Data entries =>

<<<<

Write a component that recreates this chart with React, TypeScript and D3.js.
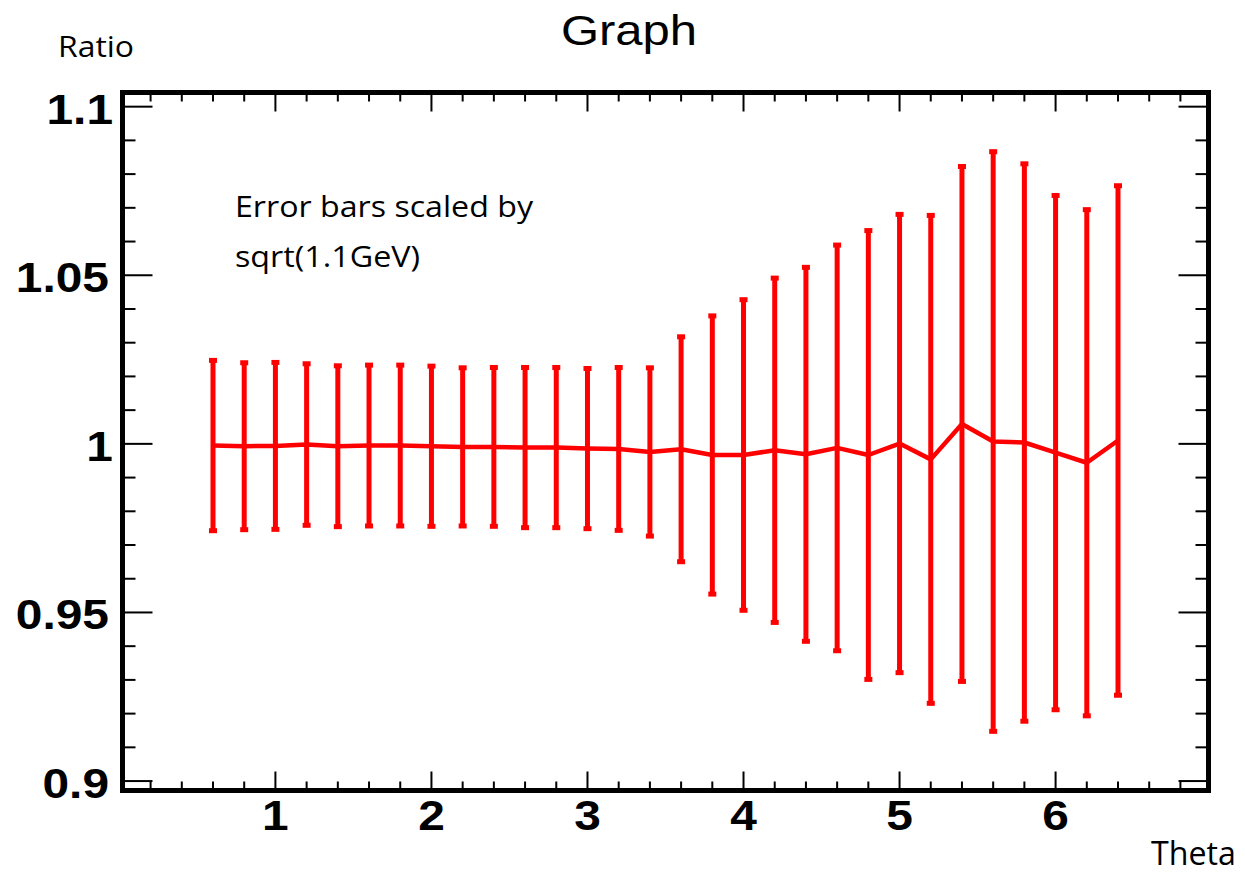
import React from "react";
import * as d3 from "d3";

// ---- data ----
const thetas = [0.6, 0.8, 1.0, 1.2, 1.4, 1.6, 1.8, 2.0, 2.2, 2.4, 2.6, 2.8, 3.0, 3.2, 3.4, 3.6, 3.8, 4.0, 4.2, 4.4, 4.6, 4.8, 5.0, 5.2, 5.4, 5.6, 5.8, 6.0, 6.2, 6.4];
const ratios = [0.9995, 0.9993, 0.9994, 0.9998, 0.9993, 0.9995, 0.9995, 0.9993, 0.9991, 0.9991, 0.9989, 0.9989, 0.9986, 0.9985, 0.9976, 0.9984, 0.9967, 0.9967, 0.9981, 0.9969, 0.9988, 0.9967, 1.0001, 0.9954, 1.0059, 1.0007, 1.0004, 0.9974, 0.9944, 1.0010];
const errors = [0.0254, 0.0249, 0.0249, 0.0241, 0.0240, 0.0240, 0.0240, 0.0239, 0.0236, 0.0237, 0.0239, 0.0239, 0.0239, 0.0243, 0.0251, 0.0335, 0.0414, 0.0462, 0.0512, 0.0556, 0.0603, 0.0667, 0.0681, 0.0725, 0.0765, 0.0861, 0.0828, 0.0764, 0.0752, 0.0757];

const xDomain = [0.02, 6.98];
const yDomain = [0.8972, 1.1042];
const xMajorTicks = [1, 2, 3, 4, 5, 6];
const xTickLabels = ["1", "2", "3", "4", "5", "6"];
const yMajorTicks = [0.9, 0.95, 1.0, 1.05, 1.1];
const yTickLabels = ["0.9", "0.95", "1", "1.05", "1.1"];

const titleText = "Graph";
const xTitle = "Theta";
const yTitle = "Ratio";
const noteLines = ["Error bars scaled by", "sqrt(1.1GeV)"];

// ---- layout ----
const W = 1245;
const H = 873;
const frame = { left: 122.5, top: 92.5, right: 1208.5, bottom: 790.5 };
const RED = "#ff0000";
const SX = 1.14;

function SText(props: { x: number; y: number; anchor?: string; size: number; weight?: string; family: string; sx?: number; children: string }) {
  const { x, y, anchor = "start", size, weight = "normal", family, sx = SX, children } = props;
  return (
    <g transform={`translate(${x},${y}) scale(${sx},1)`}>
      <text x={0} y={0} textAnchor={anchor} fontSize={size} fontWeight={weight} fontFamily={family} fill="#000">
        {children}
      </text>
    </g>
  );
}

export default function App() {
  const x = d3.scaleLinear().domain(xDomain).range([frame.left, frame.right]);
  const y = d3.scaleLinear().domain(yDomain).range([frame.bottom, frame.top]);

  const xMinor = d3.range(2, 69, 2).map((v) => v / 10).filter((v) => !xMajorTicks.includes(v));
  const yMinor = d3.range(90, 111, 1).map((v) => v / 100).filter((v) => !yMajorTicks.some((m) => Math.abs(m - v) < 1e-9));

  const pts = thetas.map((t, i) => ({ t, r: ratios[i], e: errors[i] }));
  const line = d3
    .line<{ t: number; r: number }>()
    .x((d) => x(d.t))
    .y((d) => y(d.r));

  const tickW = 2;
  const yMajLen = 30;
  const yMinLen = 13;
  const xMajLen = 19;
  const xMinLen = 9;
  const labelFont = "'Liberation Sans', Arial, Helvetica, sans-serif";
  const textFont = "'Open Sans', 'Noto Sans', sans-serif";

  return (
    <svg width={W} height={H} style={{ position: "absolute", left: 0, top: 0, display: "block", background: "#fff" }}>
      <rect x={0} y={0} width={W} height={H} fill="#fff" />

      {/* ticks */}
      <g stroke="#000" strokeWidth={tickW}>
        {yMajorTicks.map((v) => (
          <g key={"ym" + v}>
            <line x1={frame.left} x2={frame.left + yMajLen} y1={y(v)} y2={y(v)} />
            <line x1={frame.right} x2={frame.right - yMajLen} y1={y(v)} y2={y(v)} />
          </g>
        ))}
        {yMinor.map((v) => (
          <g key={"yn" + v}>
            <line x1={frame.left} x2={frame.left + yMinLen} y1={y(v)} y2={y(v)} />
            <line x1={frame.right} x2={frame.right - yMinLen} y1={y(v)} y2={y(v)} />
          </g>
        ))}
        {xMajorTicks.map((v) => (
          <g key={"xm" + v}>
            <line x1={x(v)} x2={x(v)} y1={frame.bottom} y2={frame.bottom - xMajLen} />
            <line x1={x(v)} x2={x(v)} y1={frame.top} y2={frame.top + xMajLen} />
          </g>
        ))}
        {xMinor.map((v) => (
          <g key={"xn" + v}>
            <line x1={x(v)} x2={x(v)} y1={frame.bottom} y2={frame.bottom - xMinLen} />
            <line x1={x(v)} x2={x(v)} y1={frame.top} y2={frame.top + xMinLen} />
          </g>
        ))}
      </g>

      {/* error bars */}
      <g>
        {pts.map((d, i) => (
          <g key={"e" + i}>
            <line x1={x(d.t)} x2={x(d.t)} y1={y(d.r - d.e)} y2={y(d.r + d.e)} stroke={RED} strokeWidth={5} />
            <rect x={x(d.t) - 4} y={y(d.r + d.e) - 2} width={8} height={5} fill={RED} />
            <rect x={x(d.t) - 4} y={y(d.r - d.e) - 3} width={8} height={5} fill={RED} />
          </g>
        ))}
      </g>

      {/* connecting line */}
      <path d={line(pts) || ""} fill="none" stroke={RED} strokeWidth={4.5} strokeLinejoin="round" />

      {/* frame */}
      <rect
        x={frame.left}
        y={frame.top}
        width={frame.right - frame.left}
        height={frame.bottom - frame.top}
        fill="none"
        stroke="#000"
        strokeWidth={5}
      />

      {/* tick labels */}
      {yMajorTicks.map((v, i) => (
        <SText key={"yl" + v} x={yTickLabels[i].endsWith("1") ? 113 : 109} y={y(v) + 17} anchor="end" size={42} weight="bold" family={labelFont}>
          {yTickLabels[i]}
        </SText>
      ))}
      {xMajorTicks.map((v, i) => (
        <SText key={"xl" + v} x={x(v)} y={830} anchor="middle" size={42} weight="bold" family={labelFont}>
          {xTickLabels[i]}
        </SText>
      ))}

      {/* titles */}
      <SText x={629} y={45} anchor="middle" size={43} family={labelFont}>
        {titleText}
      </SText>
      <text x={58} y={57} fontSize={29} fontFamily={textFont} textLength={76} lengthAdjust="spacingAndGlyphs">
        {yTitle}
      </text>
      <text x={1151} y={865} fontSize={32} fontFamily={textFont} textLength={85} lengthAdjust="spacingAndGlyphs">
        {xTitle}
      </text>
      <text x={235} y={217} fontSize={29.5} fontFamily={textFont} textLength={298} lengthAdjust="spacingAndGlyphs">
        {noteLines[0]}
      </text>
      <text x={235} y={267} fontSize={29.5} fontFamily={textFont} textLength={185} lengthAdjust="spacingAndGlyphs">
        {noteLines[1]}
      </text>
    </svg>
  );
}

>>>>
<<<<

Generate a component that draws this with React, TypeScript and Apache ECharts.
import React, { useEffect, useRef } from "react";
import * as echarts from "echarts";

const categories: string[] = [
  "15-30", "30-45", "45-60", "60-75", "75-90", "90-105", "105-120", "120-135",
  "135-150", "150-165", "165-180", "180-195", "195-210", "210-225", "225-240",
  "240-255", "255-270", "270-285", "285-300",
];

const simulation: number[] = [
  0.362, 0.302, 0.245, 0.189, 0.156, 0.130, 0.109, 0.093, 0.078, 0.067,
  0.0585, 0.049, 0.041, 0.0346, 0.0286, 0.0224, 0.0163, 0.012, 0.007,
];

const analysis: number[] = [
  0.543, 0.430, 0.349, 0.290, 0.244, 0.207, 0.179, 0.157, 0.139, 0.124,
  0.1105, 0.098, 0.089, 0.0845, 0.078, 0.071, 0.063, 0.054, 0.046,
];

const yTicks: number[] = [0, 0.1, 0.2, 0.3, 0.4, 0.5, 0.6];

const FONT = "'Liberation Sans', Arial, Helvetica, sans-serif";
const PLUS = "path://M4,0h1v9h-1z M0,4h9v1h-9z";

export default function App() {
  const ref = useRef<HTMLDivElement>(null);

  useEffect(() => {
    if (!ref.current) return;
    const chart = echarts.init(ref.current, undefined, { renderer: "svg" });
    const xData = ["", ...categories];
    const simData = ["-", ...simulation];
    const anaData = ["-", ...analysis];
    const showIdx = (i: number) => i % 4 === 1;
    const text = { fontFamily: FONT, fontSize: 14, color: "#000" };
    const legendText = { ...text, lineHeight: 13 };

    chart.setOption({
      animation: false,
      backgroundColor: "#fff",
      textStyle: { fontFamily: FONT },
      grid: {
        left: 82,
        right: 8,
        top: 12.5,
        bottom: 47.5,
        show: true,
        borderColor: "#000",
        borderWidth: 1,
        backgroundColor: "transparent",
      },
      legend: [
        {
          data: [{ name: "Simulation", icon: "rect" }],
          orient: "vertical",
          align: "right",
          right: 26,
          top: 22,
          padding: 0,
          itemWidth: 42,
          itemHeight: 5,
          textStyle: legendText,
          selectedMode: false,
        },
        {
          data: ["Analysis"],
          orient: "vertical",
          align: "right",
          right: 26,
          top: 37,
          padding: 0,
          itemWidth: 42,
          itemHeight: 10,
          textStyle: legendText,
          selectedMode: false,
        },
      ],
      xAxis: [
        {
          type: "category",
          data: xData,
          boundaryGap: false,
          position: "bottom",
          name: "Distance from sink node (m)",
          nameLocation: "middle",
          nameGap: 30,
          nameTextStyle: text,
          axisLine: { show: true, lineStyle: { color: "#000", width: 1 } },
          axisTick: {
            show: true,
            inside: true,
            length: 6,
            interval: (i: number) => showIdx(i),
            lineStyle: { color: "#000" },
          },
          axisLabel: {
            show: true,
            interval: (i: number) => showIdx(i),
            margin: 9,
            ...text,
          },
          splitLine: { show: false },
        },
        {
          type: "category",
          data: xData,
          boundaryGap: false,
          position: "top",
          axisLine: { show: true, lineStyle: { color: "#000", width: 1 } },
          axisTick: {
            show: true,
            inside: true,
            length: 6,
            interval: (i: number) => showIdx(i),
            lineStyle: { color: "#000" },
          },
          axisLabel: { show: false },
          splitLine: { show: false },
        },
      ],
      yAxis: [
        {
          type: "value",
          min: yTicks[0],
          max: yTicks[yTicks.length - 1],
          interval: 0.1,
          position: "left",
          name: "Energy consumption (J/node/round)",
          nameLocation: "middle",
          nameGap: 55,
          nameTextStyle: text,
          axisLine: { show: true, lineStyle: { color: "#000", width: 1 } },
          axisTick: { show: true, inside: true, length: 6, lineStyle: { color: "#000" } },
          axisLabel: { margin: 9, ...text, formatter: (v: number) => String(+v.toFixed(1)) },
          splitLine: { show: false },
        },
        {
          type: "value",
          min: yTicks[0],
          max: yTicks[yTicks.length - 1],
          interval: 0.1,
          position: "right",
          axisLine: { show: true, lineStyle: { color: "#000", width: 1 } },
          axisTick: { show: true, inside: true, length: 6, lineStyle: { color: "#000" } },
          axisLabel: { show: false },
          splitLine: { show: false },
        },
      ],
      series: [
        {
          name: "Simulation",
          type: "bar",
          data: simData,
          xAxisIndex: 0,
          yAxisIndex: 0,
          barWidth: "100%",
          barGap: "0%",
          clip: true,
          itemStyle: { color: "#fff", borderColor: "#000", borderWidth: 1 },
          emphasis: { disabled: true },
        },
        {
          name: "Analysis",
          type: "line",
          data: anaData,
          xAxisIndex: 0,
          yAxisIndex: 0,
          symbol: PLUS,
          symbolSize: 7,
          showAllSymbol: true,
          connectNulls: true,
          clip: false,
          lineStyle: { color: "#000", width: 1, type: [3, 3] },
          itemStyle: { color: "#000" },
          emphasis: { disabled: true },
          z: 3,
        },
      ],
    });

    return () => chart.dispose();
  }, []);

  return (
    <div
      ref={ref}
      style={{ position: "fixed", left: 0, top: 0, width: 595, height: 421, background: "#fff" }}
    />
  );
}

>>>>

Reproduce only the lines running from the one that has "Write a component" through the one that has "import * as d3", ends included. Any pictures in that stretch should not be copied.

Response below =>
Write a component that recreates this chart with React, TypeScript and D3.js.
import React from "react";
import * as d3 from "d3";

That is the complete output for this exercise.